The infrastructure supporting this has improved substantially. High-bandwidth mobile networks, lower-latency streaming, and better real-time graphics processing have all contributed to making large-scale live digital events technically reliable rather than a novelty. As that reliability compounds, event producers are taking more creative risks with the format.

What this means for content creators and studios

For anyone building content in this environment, the implications are practical rather than theoretical. Interactivity is not a feature to bolt onto an existing format. It requires a different approach to narrative structure, production design, and audience relationship management. Stories need to be built with branching in mind. Productions need to account for real-time audience feedback. Distribution strategies need to treat the community as a collaborator rather than a consumer.

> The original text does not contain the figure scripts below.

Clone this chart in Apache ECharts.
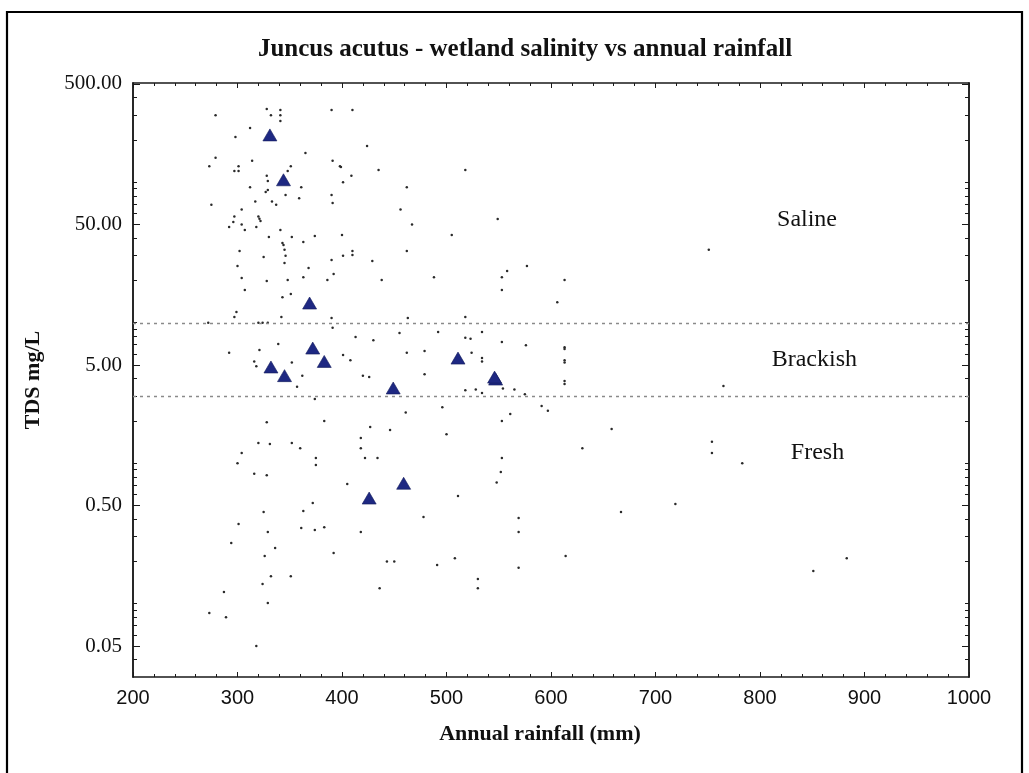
<!DOCTYPE html>
<html><head><meta charset="utf-8">
<script src="https://cdn.jsdelivr.net/npm/echarts@6/dist/echarts.min.js"></script>
<style>html,body{margin:0;padding:0;background:#fff}#c{width:1029px;height:773px}</style>
</head><body><div id="c"></div><script>
// ---- data ----
const dotRainfall = [279,328,332,341,341,341,390,410,312,298,424,279,273,314,297,301,301,365,351,348,391,398,399,435,409,328,329,312,327,329,346,361,401,462,317,333,337,359,390,391,275,304,456,467,297,296,292,304,307,320,321,322,318,330,341,343,344,345,352,363,374,400,346,345,325,302,300,390,401,410,410,429,462,368,304,328,348,363,386,392,438,518,549,505,488,553,558,613,577,751,307,343,351,299,297,342,390,391,463,272,320,324,329,455,413,430,339,321,292,462,401,408,316,318,352,362,420,426,357,374,461,328,383,427,446,320,331,352,360,418,418,304,422,434,375,375,300,316,328,405,553,606,518,492,534,518,523,553,576,479,524,534,534,613,613,613,613,479,613,613,518,528,534,554,565,575,496,591,597,561,553,500,658,630,553,552,548,765,754,754,783,511,478,569,569,719,667,491,508,530,530,569,614,883,851,294,301,325,329,336,326,332,351,324,287,329,273,289,318,361,363,372,374,383,392,418,443,450,436];
const dotTds = [300,332,300,327,300,273,327,327,243,210,181,149,130,142,120,120,130,161,130,120,142,130,128,122,111,111,102,92,85,88,81,92,100,92,73,73,69,77,81,71,69,64,64,50,57,52,48,50,45.7,57,55,53,48,40.7,45.7,36.9,35.7,33,40.7,37.5,41.4,42,29.9,26.6,29.4,32.4,25.3,27.9,29.9,32.4,30.3,27.5,32.4,24.5,20.8,19.8,20.1,21.1,20.1,22.2,20.1,122,54.7,42,21.1,21.1,23.3,20.1,25.3,33,17.1,15.2,16.0,11.9,11.0,11.0,10.8,9.2,10.8,10.0,10.0,10.0,10.0,8.45,7.9,7.5,7.05,6.4,6.1,6.1,5.9,5.4,5.3,4.9,5.2,4.2,4.2,4.1,3.5,2.86,2.3,1.96,2.0,1.81,1.72,1.39,1.37,1.39,1.28,1.51,1.28,1.18,1.09,1.09,1.09,0.97,1.0,0.84,0.82,0.71,17.1,14.0,11.0,8.6,8.6,7.8,7.7,7.3,6.9,6.3,6.1,5.6,5.3,6.7,6.5,5.4,5.2,4.3,3.85,3.66,3.3,3.35,3.16,3.4,3.35,3.1,2.5,2.55,2.36,2.24,2.0,1.61,1.75,1.28,1.09,0.865,0.73,3.55,1.42,1.18,1.0,0.585,0.414,0.407,0.324,0.513,0.45,0.189,0.211,0.15,0.129,0.18,0.219,0.211,0.171,0.27,0.369,0.45,0.324,0.249,0.219,0.157,0.157,0.138,0.121,0.101,0.086,0.080,0.05,0.346,0.457,0.52,0.335,0.35,0.23,0.324,0.20,0.20,0.129];
const siteRainfall = [331,344,369,372,383,332,345,449,511,547,546,459,426];
const siteTds = [217,104,13.8,6.6,5.3,4.84,4.2,3.43,5.6,3.97,4.1,0.72,0.565];
const yTickValues = [0.05,0.5,5,50,500];
const yTickLabels = ['0.05','0.50','5.00','50.00','500.00'];
const classBounds = [10,3];
const classNames = ['Saline','Brackish','Fresh'];
const classRainfall = [845,852,855];
const classTds = [53.8,5.43,1.18];
const titleText = 'Juncus acutus - wetland salinity vs annual rainfall';
const xName = 'Annual rainfall (mm)';
const yName = 'TDS mg/L';

// ---- helpers ----
const BASE = 0.05;
const toT = v => Math.log10(v / BASE);
const Y_MIN = toT(0.0301), Y_MAX = toT(508);
const majorT = yTickValues.map(toT);
const minorT = [];
for (let n = -2; n <= 2; n++) for (let m = 1; m <= 9; m++) {
  const v = m * Math.pow(10, n);
  const t = toT(v);
  if (m !== 5 && t >= Y_MIN && t <= Y_MAX) minorT.push(t);
}
const labelMap = {};
majorT.forEach((t, i) => { labelMap[t.toFixed(4)] = yTickLabels[i]; });

const SERIF = '"Liberation Serif", "Times New Roman", serif';
const SANS = '"Liberation Sans", Arial, sans-serif';
const AX = '#1a1a1a';

const chart = echarts.init(document.getElementById('c'), null, {renderer: 'canvas'});
const xBase = (pos, showLabel) => ({
  type: 'value', position: pos, min: 200, max: 1000, interval: 100,
  axisLine: {show: true, onZero: false, lineStyle: {color: AX, width: 1.5}},
  axisTick: {show: true, inside: true, length: 5, lineStyle: {color: AX, width: 1}},
  minorTick: {show: true, splitNumber: 5, length: 3, lineStyle: {color: AX, width: 1}},
  splitLine: {show: false}, minorSplitLine: {show: false},
  axisLabel: {show: showLabel, margin: 11, color: '#111', fontFamily: SANS, fontSize: 20,
    formatter: v => String(v)}
});
const yBase = (pos, ticks, len, showLabel) => ({
  type: 'value', position: pos, min: Y_MIN, max: Y_MAX,
  axisLine: {show: true, onZero: false, lineStyle: {color: AX, width: 1.5}},
  axisTick: {show: true, inside: true, length: len, customValues: ticks, lineStyle: {color: AX, width: 1}},
  splitLine: {show: false},
  axisLabel: {show: showLabel, customValues: majorT, margin: 11, color: '#111', fontFamily: SERIF, fontSize: 21,
    formatter: v => labelMap[Number(v).toFixed(4)] || ''}
});

chart.setOption({
  animation: false,
  backgroundColor: '#fff',
  grid: {left: 133, right: 60, top: 83, bottom: 96, show: false},
  xAxis: [xBase('bottom', true), xBase('top', false)],
  yAxis: [yBase('left', majorT, 7, true), yBase('left', minorT, 4, false),
          yBase('right', majorT, 7, false), yBase('right', minorT, 4, false)],
  series: [
    {
      type: 'scatter', xAxisIndex: 0, yAxisIndex: 0, silent: true,
      symbol: 'circle', symbolSize: 2.5,
      itemStyle: {color: '#2a2a2a', opacity: 1},
      data: dotRainfall.map((x, i) => [x, toT(dotTds[i])]),
      markLine: {
        silent: true, symbol: 'none', label: {show: false},
        lineStyle: {type: [3, 4], color: '#8a8a8a', width: 1.3},
        data: classBounds.map(b => ({yAxis: toT(b)}))
      }
    },
    {
      type: 'scatter', xAxisIndex: 0, yAxisIndex: 0, silent: true,
      symbol: 'triangle', symbolSize: [14, 12],
      itemStyle: {color: '#1e2882', borderColor: '#131a5a', borderWidth: 0.6, opacity: 1},
      data: siteRainfall.map((x, i) => [x, toT(siteTds[i])])
    },
    {
      type: 'scatter', xAxisIndex: 0, yAxisIndex: 0, silent: true,
      symbolSize: 0, itemStyle: {opacity: 1},
      data: classNames.map((n, i) => ({value: [classRainfall[i], toT(classTds[i])], name: n})),
      label: {show: true, position: 'inside', formatter: p => p.name, opacity: 1,
        color: '#111', fontFamily: SERIF, fontSize: 24}
    }
  ],
  graphic: [
    {type: 'rect', z: 100, silent: true, shape: {x: 7, y: 12, width: 1015, height: 800},
     style: {fill: 'none', stroke: '#000', lineWidth: 2.2}},
    {type: 'text', z: 100, silent: true, x: 525, y: 50,
     style: {text: titleText, textAlign: 'center', textVerticalAlign: 'middle',
       font: 'bold 25px ' + SERIF, fill: '#111'}},
    {type: 'text', z: 100, silent: true, x: 540, y: 734,
     style: {text: xName, textAlign: 'center', textVerticalAlign: 'middle',
       font: 'bold 22px ' + SERIF, fill: '#111'}},
    {type: 'text', z: 100, silent: true, x: 33, y: 380, rotation: Math.PI / 2,
     style: {text: yName, textAlign: 'center', textVerticalAlign: 'middle',
       font: 'bold 22px ' + SERIF, fill: '#111'}}
  ]
});
</script></body></html>
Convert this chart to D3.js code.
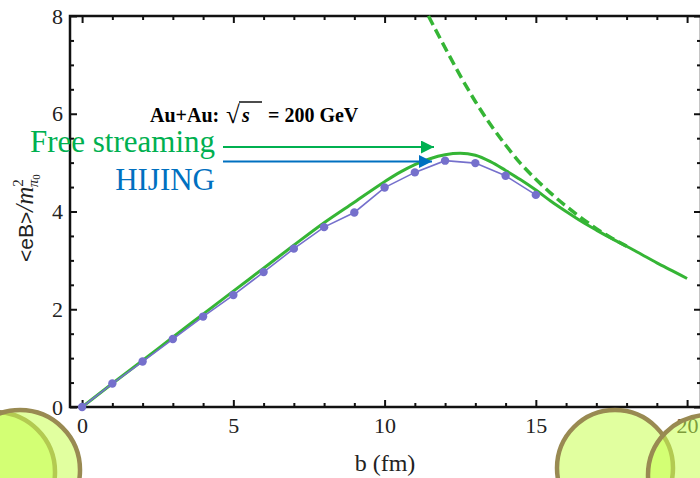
<!DOCTYPE html>
<html>
<head>
<meta charset="utf-8">
<script src="https://cdn.jsdelivr.net/npm/d3@7"></script>
<style>
  body { margin: 0; background: #fff; }
  svg { display: block; }
  .tick text { font-family: "Liberation Serif", "Times New Roman", serif; font-size: 22px; fill: #222; }
</style>
</head>
<body>
<svg class="visual" width="700" height="478"></svg>
<script>
// HIJING points (b in fm, <eB>/m^2)
const hijingB = [0, 1, 2, 3, 4, 5, 6, 7, 8, 9, 10, 11, 12, 13, 14, 15];
const hijingVal = [0, 0.48, 0.93, 1.39, 1.85, 2.29, 2.76, 3.24, 3.68, 3.98, 4.49, 4.80, 5.04, 4.99, 4.73, 4.34];

// Free streaming solid curve
const freeB = [0, 1, 2, 3, 4, 5, 6, 7, 8, 9, 10, 10.5, 11, 11.5, 12, 12.5, 13, 13.5, 14, 14.5, 15, 15.5, 16, 16.5, 17, 17.5, 18, 18.5, 19, 19.5, 20];
const freeVal = [0, 0.48, 0.95, 1.43, 1.90, 2.37, 2.84, 3.31, 3.77, 4.19, 4.61, 4.80, 4.96, 5.08, 5.16, 5.19, 5.15, 5.02, 4.84, 4.65, 4.44, 4.21, 4.00, 3.80, 3.62, 3.45, 3.29, 3.12, 2.95, 2.79, 2.63];

// Free streaming dashed (large b) curve
const dashB = [11.45, 12, 12.5, 13, 13.5, 14, 14.5, 15, 15.5, 16, 16.5, 17, 17.5, 18];
const dashVal = [8.0, 7.35, 6.78, 6.25, 5.78, 5.36, 4.98, 4.66, 4.37, 4.11, 3.87, 3.65, 3.46, 3.29];

const xMajor = [0, 5, 10, 15, 20];
const yMajor = [0, 2, 4, 6, 8];

const svg = d3.select(".visual");

// plot frame
const frame = {left: 70, right: 701, top: 16, bottom: 407};
const x = d3.scaleLinear().domain([-0.4, 20.46]).range([frame.left, frame.right]);
const y = d3.scaleLinear().domain([0, 8]).range([frame.bottom, frame.top]);

const xMinor = d3.range(0, 21, 1).filter(d => d % 5 !== 0);
const yMinor = d3.range(0, 8.01, 0.5).filter(d => d % 2 !== 0);

// axes with inward ticks
function styleAxis(g) {
  g.select(".domain").remove();
  g.selectAll(".tick line").attr("stroke", "#111").attr("stroke-width", 2);
}

svg.append("g").attr("transform", `translate(0,${frame.bottom})`)
  .call(d3.axisBottom(x).tickValues(xMajor).tickSize(-7).tickPadding(10).tickFormat(d3.format("d")))
  .call(styleAxis);
svg.append("g").attr("transform", `translate(0,${frame.bottom})`)
  .call(d3.axisBottom(x).tickValues(xMinor).tickSize(-4).tickFormat(""))
  .call(styleAxis);
svg.append("g").attr("transform", `translate(0,${frame.top})`)
  .call(d3.axisTop(x).tickValues(xMajor).tickSize(-7).tickFormat(""))
  .call(styleAxis);
svg.append("g").attr("transform", `translate(0,${frame.top})`)
  .call(d3.axisTop(x).tickValues(xMinor).tickSize(-4).tickFormat(""))
  .call(styleAxis);

svg.append("g").attr("transform", `translate(${frame.left},0)`)
  .call(d3.axisLeft(y).tickValues(yMajor).tickSize(-7).tickPadding(7).tickFormat(d3.format("d")))
  .call(styleAxis);
svg.append("g").attr("transform", `translate(${frame.left},0)`)
  .call(d3.axisLeft(y).tickValues(yMinor).tickSize(-4).tickFormat(""))
  .call(styleAxis);
svg.append("g").attr("transform", `translate(${frame.right},0)`)
  .call(d3.axisRight(y).tickValues(yMajor).tickSize(-7).tickFormat(""))
  .call(styleAxis);
svg.append("g").attr("transform", `translate(${frame.right},0)`)
  .call(d3.axisRight(y).tickValues(yMinor).tickSize(-4).tickFormat(""))
  .call(styleAxis);

svg.append("rect")
  .attr("x", frame.left).attr("y", frame.top)
  .attr("width", frame.right - frame.left).attr("height", frame.bottom - frame.top)
  .attr("fill", "none").attr("stroke", "#111").attr("stroke-width", 2.5);

// curves
const line = d3.line().x(d => x(d[0])).y(d => y(d[1])).curve(d3.curveMonotoneX);

svg.append("path")
  .datum(dashB.map((b, i) => [b, dashVal[i]]))
  .attr("d", line)
  .attr("fill", "none").attr("stroke", "#35b535").attr("stroke-width", 3.5)
  .attr("stroke-dasharray", "10,5");

svg.append("path")
  .datum(freeB.map((b, i) => [b, freeVal[i]]))
  .attr("d", line)
  .attr("fill", "none").attr("stroke", "#35b535").attr("stroke-width", 3);

const hij = hijingB.map((b, i) => [b, hijingVal[i]]);
svg.append("path")
  .datum(hij)
  .attr("d", d3.line().x(d => x(d[0])).y(d => y(d[1])))
  .attr("fill", "none").attr("stroke", "#7570cc").attr("stroke-width", 1.6);

svg.selectAll("circle.hij")
  .data(hij)
  .join("circle")
  .attr("class", "hij")
  .attr("cx", d => x(d[0])).attr("cy", d => y(d[1]))
  .attr("r", 4.2)
  .attr("fill", "#7570cc");

// annotation text
const serif = "'Liberation Serif', 'Times New Roman', serif";

svg.append("text").attr("x", 150).attr("y", 122)
  .attr("font-family", serif).attr("font-weight", "bold").attr("font-size", 20)
  .text("Au+Au:");
svg.append("text").attr("x", 226).attr("y", 123)
  .attr("font-family", serif).attr("font-weight", "bold").attr("font-size", 25)
  .text("√");
svg.append("text").attr("x", 242).attr("y", 122)
  .attr("font-family", serif).attr("font-weight", "bold").attr("font-style", "italic").attr("font-size", 20)
  .text("s");
svg.append("line").attr("x1", 239).attr("x2", 262).attr("y1", 102).attr("y2", 102)
  .attr("stroke", "#111").attr("stroke-width", 1.5);
svg.append("text").attr("x", 268).attr("y", 122)
  .attr("font-family", serif).attr("font-weight", "bold").attr("font-size", 20)
  .text("= 200 GeV");

svg.append("text").attr("x", 215).attr("y", 152)
  .attr("text-anchor", "end")
  .attr("font-family", serif).attr("font-size", 31).attr("fill", "#00b050")
  .text("Free streaming");
svg.append("text").attr("x", 215).attr("y", 190)
  .attr("text-anchor", "end")
  .attr("font-family", serif).attr("font-size", 31).attr("fill", "#0070c0")
  .text("HIJING");

// arrows
const defs = svg.append("defs");
[["arrG", "#00b050"], ["arrB", "#0070c0"]].forEach(([id, c]) => {
  defs.append("marker").attr("id", id)
    .attr("viewBox", "0 0 10 10").attr("refX", 10).attr("refY", 5)
    .attr("markerWidth", 8).attr("markerHeight", 6.5)
    .attr("markerUnits", "strokeWidth").attr("orient", "auto")
    .append("path").attr("d", "M0,0L10,5L0,10Z").attr("fill", c);
});
svg.append("line").attr("x1", 223).attr("x2", 434).attr("y1", 147).attr("y2", 147)
  .attr("stroke", "#00b050").attr("stroke-width", 2).attr("marker-end", "url(#arrG)");
svg.append("line").attr("x1", 223).attr("x2", 432).attr("y1", 161.5).attr("y2", 161.5)
  .attr("stroke", "#0070c0").attr("stroke-width", 2).attr("marker-end", "url(#arrB)");

// axis titles
svg.append("text").attr("x", 385).attr("y", 471)
  .attr("text-anchor", "middle")
  .attr("font-family", serif).attr("font-size", 24).attr("fill", "#222")
  .text("b (fm)");

const yl = svg.append("text")
  .attr("transform", "translate(33,262) rotate(-90)")
  .attr("font-size", 21).attr("fill", "#222");
yl.append("tspan").attr("font-family", "'Liberation Sans', Arial, sans-serif").text("<eB>");
yl.append("tspan").attr("font-family", serif).attr("font-style", "italic").attr("font-size", 25).text("/m");
yl.append("tspan").attr("font-family", serif).attr("font-size", 15).attr("dy", -10).text("2");
yl.append("tspan").attr("font-family", serif).attr("font-style", "italic").attr("font-size", 15).attr("dx", -8).attr("dy", 15).text("π");
yl.append("tspan").attr("font-family", serif).attr("font-size", 11).attr("dy", 2).text("0");

// decorative circles overlaid on the figure
const bubbles = [[-5, 472, 60], [20, 470, 60], [615, 468, 58], [708, 475, 60]];
svg.selectAll("circle.bubble")
  .data(bubbles)
  .join("circle")
  .attr("class", "bubble")
  .attr("cx", d => d[0]).attr("cy", d => d[1]).attr("r", d => d[2])
  .attr("fill", "#c8ff50").attr("fill-opacity", 0.55)
  .attr("stroke", "#998a52").attr("stroke-width", 4.5);
</script>
</body>
</html>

Studios and independent creators who lean into this are finding that the investment pays off in retention and loyalty rather than just in initial reach. The audience that participates in making something feel genuinely attached to it in a way that passive viewers rarely do. That attachment translates into word-of-mouth, repeat engagement, and a willingness to pay for access that is becoming increasingly rare in an attention-saturated market.

The future of interactive entertainment is not one format or one platform. It is a disposition: the expectation that entertainment should involve the audience as much as it entertains them. Studios, creators, and distributors that internalise that expectation early will be better positioned for everything that follows.